▸ Written task
Pull out every line below containing the word "would".
------------------------------------------------------------------------
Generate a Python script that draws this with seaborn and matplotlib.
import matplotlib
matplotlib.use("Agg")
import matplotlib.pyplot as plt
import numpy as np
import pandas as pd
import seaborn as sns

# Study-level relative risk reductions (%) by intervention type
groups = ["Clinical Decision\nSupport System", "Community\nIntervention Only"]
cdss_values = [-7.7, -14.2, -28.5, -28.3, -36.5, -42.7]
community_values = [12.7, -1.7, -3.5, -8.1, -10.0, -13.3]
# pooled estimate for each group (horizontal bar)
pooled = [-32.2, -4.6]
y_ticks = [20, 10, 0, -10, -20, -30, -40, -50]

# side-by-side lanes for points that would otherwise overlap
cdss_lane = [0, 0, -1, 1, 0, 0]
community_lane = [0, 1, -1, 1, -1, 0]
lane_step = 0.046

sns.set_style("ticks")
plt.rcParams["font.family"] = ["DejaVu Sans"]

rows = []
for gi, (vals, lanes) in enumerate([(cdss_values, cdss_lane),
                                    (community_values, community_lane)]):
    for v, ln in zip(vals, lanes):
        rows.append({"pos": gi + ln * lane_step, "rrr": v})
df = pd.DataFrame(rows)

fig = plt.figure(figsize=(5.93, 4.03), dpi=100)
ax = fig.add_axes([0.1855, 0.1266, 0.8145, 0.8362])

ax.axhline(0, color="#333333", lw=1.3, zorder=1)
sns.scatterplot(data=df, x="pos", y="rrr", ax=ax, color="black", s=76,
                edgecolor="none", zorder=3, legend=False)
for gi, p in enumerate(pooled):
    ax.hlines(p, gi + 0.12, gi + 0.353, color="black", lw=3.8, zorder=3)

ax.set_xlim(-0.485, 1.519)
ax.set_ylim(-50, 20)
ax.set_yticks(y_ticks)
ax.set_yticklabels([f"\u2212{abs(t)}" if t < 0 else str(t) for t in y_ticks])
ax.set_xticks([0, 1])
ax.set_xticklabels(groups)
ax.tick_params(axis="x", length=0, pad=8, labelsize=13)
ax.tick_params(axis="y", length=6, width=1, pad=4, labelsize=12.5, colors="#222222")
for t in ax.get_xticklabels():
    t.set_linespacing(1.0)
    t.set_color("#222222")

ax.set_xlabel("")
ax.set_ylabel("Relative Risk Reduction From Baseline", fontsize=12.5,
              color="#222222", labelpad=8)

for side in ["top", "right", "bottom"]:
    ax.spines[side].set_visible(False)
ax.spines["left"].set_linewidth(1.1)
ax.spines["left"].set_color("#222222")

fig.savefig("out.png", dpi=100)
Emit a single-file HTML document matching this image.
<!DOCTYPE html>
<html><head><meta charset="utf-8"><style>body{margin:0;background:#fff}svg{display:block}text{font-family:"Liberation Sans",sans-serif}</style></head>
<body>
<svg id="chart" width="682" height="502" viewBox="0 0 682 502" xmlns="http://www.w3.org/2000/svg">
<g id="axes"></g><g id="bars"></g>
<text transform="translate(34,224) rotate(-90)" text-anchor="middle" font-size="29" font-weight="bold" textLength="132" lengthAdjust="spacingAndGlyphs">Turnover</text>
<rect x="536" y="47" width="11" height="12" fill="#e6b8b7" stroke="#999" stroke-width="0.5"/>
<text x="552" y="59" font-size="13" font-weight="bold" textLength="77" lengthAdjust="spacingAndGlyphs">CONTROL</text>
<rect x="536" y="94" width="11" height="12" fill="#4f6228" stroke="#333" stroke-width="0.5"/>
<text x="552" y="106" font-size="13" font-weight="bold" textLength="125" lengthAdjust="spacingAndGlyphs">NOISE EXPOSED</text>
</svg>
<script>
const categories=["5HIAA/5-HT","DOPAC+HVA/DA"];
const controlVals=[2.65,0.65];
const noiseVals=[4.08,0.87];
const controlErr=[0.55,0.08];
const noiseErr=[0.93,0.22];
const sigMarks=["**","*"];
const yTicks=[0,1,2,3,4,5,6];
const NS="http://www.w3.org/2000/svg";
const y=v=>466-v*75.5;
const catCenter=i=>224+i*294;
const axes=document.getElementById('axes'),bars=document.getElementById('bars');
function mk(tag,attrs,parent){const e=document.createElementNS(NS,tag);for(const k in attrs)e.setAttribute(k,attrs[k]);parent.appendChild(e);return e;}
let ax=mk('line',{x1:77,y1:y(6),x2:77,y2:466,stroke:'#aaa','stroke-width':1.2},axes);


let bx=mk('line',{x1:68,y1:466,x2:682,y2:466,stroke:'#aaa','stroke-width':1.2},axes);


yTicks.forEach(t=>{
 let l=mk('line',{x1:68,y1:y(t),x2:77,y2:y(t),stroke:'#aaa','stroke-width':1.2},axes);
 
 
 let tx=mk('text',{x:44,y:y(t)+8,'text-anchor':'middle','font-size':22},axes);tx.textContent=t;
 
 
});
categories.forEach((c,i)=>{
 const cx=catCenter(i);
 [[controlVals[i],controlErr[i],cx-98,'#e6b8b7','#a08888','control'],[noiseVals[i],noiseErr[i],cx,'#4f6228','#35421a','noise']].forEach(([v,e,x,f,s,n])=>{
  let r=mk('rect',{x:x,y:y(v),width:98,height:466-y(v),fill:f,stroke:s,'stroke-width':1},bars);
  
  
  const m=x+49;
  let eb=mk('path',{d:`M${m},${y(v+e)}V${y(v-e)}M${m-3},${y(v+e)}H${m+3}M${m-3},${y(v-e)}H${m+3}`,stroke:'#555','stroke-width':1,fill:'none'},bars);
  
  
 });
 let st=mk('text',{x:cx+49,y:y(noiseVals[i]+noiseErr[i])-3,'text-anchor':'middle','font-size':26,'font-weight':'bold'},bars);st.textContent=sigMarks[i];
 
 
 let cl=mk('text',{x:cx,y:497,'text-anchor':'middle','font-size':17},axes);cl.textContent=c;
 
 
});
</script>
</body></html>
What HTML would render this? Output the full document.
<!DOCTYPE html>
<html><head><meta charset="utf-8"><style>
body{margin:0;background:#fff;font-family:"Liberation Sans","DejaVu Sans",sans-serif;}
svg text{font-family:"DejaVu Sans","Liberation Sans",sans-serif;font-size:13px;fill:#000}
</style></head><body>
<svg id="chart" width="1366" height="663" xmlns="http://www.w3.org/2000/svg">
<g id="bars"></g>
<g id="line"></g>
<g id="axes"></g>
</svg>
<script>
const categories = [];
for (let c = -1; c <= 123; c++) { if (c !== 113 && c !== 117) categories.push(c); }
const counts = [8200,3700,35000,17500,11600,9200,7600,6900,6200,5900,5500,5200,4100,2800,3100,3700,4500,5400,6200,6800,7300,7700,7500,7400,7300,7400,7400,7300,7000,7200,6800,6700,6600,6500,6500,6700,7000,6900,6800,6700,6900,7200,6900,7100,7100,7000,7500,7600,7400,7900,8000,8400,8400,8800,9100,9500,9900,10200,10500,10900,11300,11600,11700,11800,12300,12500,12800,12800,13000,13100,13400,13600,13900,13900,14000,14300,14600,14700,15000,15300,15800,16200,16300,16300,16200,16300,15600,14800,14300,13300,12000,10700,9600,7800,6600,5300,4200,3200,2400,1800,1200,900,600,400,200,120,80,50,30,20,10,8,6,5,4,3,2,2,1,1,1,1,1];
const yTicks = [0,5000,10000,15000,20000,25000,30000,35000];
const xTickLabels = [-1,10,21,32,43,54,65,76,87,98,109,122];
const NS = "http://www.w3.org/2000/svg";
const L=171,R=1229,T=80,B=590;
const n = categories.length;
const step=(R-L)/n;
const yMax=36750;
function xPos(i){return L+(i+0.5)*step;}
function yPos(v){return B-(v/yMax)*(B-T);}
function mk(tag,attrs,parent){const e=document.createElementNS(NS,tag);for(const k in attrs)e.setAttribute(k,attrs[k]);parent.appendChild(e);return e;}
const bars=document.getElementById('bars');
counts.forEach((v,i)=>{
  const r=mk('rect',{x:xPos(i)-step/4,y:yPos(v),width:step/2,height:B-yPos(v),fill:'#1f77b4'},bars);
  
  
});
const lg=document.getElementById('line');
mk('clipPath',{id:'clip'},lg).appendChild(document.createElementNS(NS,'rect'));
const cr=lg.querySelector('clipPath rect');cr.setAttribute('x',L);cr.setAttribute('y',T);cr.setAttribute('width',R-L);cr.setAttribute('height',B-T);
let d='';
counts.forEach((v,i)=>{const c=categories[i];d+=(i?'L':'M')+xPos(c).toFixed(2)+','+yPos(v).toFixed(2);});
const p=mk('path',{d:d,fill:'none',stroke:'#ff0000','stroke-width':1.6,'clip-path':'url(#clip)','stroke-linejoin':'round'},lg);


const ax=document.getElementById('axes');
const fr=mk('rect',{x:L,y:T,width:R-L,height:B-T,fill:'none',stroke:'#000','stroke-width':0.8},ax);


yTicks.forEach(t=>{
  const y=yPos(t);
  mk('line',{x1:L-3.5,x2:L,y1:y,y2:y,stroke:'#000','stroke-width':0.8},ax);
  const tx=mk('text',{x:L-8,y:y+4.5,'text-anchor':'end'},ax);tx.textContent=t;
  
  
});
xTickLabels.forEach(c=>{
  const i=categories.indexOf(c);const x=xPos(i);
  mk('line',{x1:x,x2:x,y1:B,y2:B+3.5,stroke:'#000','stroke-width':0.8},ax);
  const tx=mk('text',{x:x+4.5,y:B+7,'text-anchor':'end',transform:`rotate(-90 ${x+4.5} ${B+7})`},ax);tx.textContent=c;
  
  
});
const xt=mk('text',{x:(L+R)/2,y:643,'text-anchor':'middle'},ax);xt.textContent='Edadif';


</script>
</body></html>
------------------------------------------------------------------------
▸ Exercise solution
# side-by-side lanes for points that would otherwise overlap
What HTML would render this? Output the full document.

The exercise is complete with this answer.